I don't know how all other serverless database offerings do pricing. What difference does it make? They're all different. As a user, you want it to be based on your usage and to be fairly and reasonably priced while also being easily audited and predictable. Those are the key properties I would care about.
I honestly cannot see how you could be missing the point by this much and still be operating in good faith so I'll for real, for real stop. :-)

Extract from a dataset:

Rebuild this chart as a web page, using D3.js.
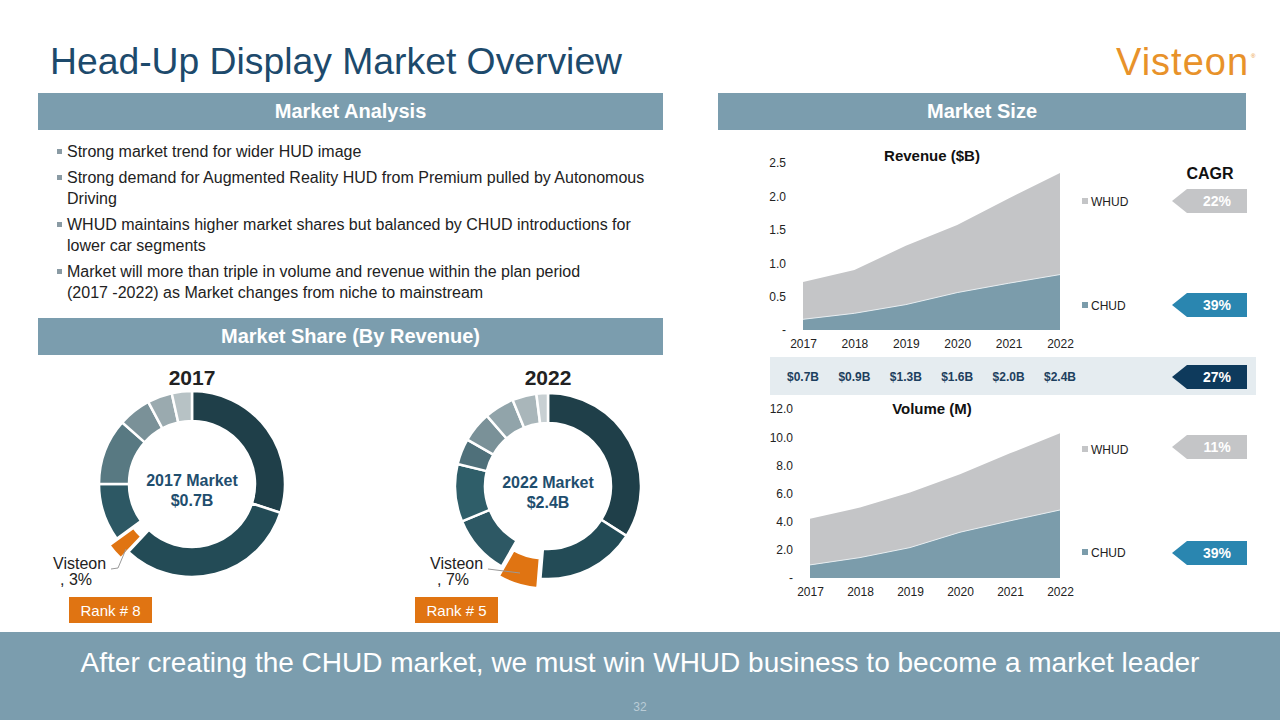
<!DOCTYPE html>
<html><head><meta charset="utf-8">
<script src="https://cdn.jsdelivr.net/npm/d3@7"></script>
<style>body{margin:0;background:#fff}svg{display:block}text{font-family:"Liberation Sans",Arial,sans-serif}</style>
</head><body><svg id="c" width="1280" height="720"></svg>
<script>
const years = ["2017","2018","2019","2020","2021","2022"];
const revCHUD = [0.16,0.25,0.38,0.56,0.70,0.83];
const revWHUD = [0.56,0.65,0.88,1.01,1.27,1.52];
const volCHUD = [0.93,1.45,2.16,3.25,4.06,4.83];
const volWHUD = [3.27,3.55,3.91,4.11,4.79,5.44];
const revTicks = [0,0.5,1.0,1.5,2.0,2.5];
const volTicks = [0,2,4,6,8,10,12];
const revTotals = ["$0.7B","$0.9B","$1.3B","$1.6B","$2.0B","$2.4B"];
const share2017 = [30,32,3,10,11.5,5.7,4.3,3.5];
const share2022 = [34,17.3,7,10.5,10,4.5,5.3,5.2,4.2,2];
const bullets = [
  ["Strong market trend for wider HUD image"],
  ["Strong demand for Augmented Reality HUD from Premium pulled by Autonomous","Driving"],
  ["WHUD maintains higher market shares but balanced by CHUD introductions for","lower car segments"],
  ["Market will more than triple in volume and revenue within the plan period","(2017 -2022) as Market changes from niche to mainstream"]
];
const cagrRev = ["22%","39%"], cagrTotal = "27%", cagrVol = ["11%","39%"];

const svg = d3.select("#c");
const HDR = "#7b9dae", ORANGE = "#e07412", NAVY = "#1f4e6e";

// title
svg.append("text").attr("x",50).attr("y",74).attr("font-size",37.3).attr("fill","#1d4a6c").text("Head-Up Display Market Overview");
const logo = svg.append("text").attr("x",1116).attr("y",75).attr("font-size",38).attr("fill","#e8922a").attr("letter-spacing",1).text("Visteon");
const lw = logo.node().getComputedTextLength();
svg.append("text").attr("x",1116+lw+2).attr("y",58).attr("font-size",6).attr("fill","#e8922a").text("®");

// header bars
function hdr(x,y,w,t){
  svg.append("rect").attr("x",x).attr("y",y).attr("width",w).attr("height",37).attr("fill",HDR);
  svg.append("text").attr("x",x+w/2).attr("y",y+25).attr("text-anchor","middle").attr("font-size",20).attr("font-weight","bold").attr("fill","#fff").text(t);
}
hdr(38,93,625,"Market Analysis");
hdr(718,93,528,"Market Size");
hdr(38,318,625,"Market Share (By Revenue)");

// bullets
let by = 157;
bullets.forEach((b,i)=>{
  svg.append("rect").attr("x",57).attr("y",by-8).attr("width",5).attr("height",5).attr("fill","#8a9ba4");
  b.forEach((l,j)=>{
    svg.append("text").attr("x",67).attr("y",by+j*21).attr("font-size",16).attr("fill","#222").text(l);
  });
  by += b.length*21 + 5;
});

// area charts
function areaChart(opts){
  const x = d3.scalePoint().domain(years).range(opts.xr);
  const y = d3.scaleLinear().domain(opts.yd).range(opts.yr);
  const g = svg.append("g");
  const stack = years.map((yr,i)=>({yr, c:opts.c[i], w:opts.w[i]}));
  g.append("path").datum(stack).attr("fill","#c4c5c7")
    .attr("d", d3.area().x(d=>x(d.yr)).y0(d=>y(d.c)).y1(d=>y(d.c+d.w)));
  g.append("path").datum(stack).attr("fill","#7b9cab")
    .attr("d", d3.area().x(d=>x(d.yr)).y0(y(0)).y1(d=>y(d.c)));
  g.append("path").datum(stack).attr("fill","none").attr("stroke","#e8edf0").attr("stroke-width",1)
    .attr("d", d3.line().x(d=>x(d.yr)).y(d=>y(d.c)));
  const ya = g.append("g").attr("transform",`translate(${opts.yax},0)`)
    .call(d3.axisLeft(y).tickValues(opts.ticks).tickSize(0).tickFormat(v=>v===0?"-":d3.format(".1f")(v)));
  ya.select(".domain").remove();
  ya.selectAll("text").attr("font-size",12).attr("fill","#222").attr("font-family","Liberation Sans, Arial");
  const xa = g.append("g").attr("transform",`translate(0,${opts.yr[0]})`)
    .call(d3.axisBottom(x).tickSize(0).tickPadding(9));
  xa.select(".domain").remove();
  xa.selectAll("text").attr("font-size",12).attr("fill","#222").attr("font-family","Liberation Sans, Arial");
  g.append("text").attr("x",opts.tx).attr("y",opts.ty).attr("text-anchor","middle").attr("font-size",15).attr("font-weight","bold").attr("fill","#111").text(opts.title);
  [["WHUD","#c4c5c7",opts.lw],["CHUD","#7b9cab",opts.lc]].forEach(([n,c,ly])=>{
    g.append("rect").attr("x",1082).attr("y",ly-4).attr("width",6).attr("height",6).attr("fill",c);
    g.append("text").attr("x",1091).attr("y",ly+4).attr("font-size",12).attr("fill","#222").text(n);
  });
  return x;
}
const xRev = areaChart({xr:[803,1060], yd:[0,2.5], yr:[330,163], c:revCHUD, w:revWHUD, ticks:revTicks, yax:789, title:"Revenue ($B)", tx:932, ty:161, lw:202, lc:306});
areaChart({xr:[810,1060], yd:[0,12], yr:[578,409], c:volCHUD, w:volWHUD, ticks:volTicks, yax:796, title:"Volume (M)", tx:932, ty:414, lw:450, lc:553});

// totals band
svg.append("rect").attr("x",770).attr("y",357).attr("width",486).attr("height",38).attr("fill","#e5ecf0");
svg.selectAll(".tot").data(revTotals).join("text").attr("x",(d,i)=>xRev(years[i])).attr("y",381)
  .attr("text-anchor","middle").attr("font-size",12).attr("font-weight","bold").attr("fill","#1d3f5e").text(d=>d);

// CAGR
svg.append("text").attr("x",1210).attr("y",179).attr("text-anchor","middle").attr("font-size",16).attr("font-weight","bold").attr("fill","#111").text("CAGR");
function arrow(cy,fill,t){
  const x0=1172,x1=1247,h=24,n=15;
  svg.append("path").attr("d",`M${x0},${cy} L${x0+n},${cy-h/2} L${x1},${cy-h/2} L${x1},${cy+h/2} L${x0+n},${cy+h/2} Z`).attr("fill",fill);
  svg.append("text").attr("x",1217).attr("y",cy+5).attr("text-anchor","middle").attr("font-size",14).attr("font-weight","bold").attr("fill","#fff").text(t);
}
arrow(201,"#c4c5c7",cagrRev[0]);
arrow(305,"#2a86b0",cagrRev[1]);
arrow(377,"#0e3a5c",cagrTotal);
arrow(447,"#c4c5c7",cagrVol[0]);
arrow(553,"#2a86b0",cagrVol[1]);

// donuts
const pal2017 = ["#1f3f49","#234b56",ORANGE,"#2d5864","#587982","#7a9198","#9aaaaf","#b7c2c5"];
const pal2022 = ["#1f3f49","#234b56",ORANGE,"#2d5864","#2f5e69","#4f707a","#7a9198","#91a4aa","#a9b6ba","#c8d0d3"];
function donut(cx,cy,data,pal,year,mkt,lab,rank,lx,rx,leader){
  const g = svg.append("g").attr("transform",`translate(${cx},${cy})`);
  const arcs = d3.pie().sort(null)(data);
  const arc = d3.arc().innerRadius(63).outerRadius(93);
  g.selectAll("path").data(arcs).join("path")
    .attr("d",arc).attr("fill",(d,i)=>pal[i]).attr("stroke","#fff").attr("stroke-width",2.5)
    .attr("transform",(d,i)=>{
      if(i!==2) return null;
      const a=(d.startAngle+d.endAngle)/2; return `translate(${Math.sin(a)*10},${-Math.cos(a)*10})`;});
  svg.append("text").attr("x",cx).attr("y",385).attr("text-anchor","middle").attr("font-size",21).attr("font-weight","bold").attr("fill","#222").text(year);
  svg.append("text").attr("x",cx).attr("y",cy+2).attr("text-anchor","middle").attr("font-size",16).attr("font-weight","bold").attr("fill",NAVY).text(year+" Market");
  svg.append("text").attr("x",cx).attr("y",cy+22).attr("text-anchor","middle").attr("font-size",16).attr("font-weight","bold").attr("fill",NAVY).text(mkt);
  svg.append("path").attr("d",leader).attr("fill","none").attr("stroke","#999").attr("stroke-width",1);
  svg.append("text").attr("x",lx).attr("y",569).attr("font-size",16).attr("fill","#222").text("Visteon");
  svg.append("text").attr("x",lx+7).attr("y",585).attr("font-size",16).attr("fill","#222").text(", "+lab);
  svg.append("rect").attr("x",rx).attr("y",597).attr("width",83).attr("height",26).attr("fill",ORANGE);
  svg.append("text").attr("x",rx+41.5).attr("y",616).attr("text-anchor","middle").attr("font-size",15).attr("fill","#fff").text("Rank # "+rank);
}
donut(192,484,share2017,pal2017,"2017","$0.7B","3%","8",53,69,"M126,549 L118,568 L111,569");
donut(548,486,share2022,pal2022,"2022","$2.4B","7%","5",430,415,"M488,569 L520,573");

// bottom band
svg.append("rect").attr("x",0).attr("y",632).attr("width",1280).attr("height",88).attr("fill",HDR);
svg.append("text").attr("x",640).attr("y",672).attr("text-anchor","middle").attr("font-size",28).attr("fill","#fff").text("After creating the CHUD market, we must win WHUD business to become a market leader");
svg.append("text").attr("x",640).attr("y",711).attr("text-anchor","middle").attr("font-size",12).attr("fill","#b9ccd6").text("32");
</script></body></html>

i originally said pricing for other managed sql dbs, not specifically “serverless” ones. we both know that is just a marketing term anyway
with ACUs the point is you configure min and max, and your cluster scales up/down based on a cpu utilization threshold. so, sure reading from memory uses cpu cycles — but a large cached read is incredibly unlikely to bump you over a scaling threshold which affects your bill, unless you’re doing some huge heavy sort operations
another key point is aurora serverless v2 does not scale down to 0 acu. you are always paying a predictable small amount for your base cpu and ram. minor increases in cpu usage literally do not impact your bill at all, which is why i do not believe your argument makes sense regarding cached reads.
edit to add: the reason this matters for monetary cost of ELT/ETL is it often involves very large reads. if your jobs only extract recent/changed data, this will very likely be in buffer pool, and cost way less with io pricing than with your row based pricing. clear?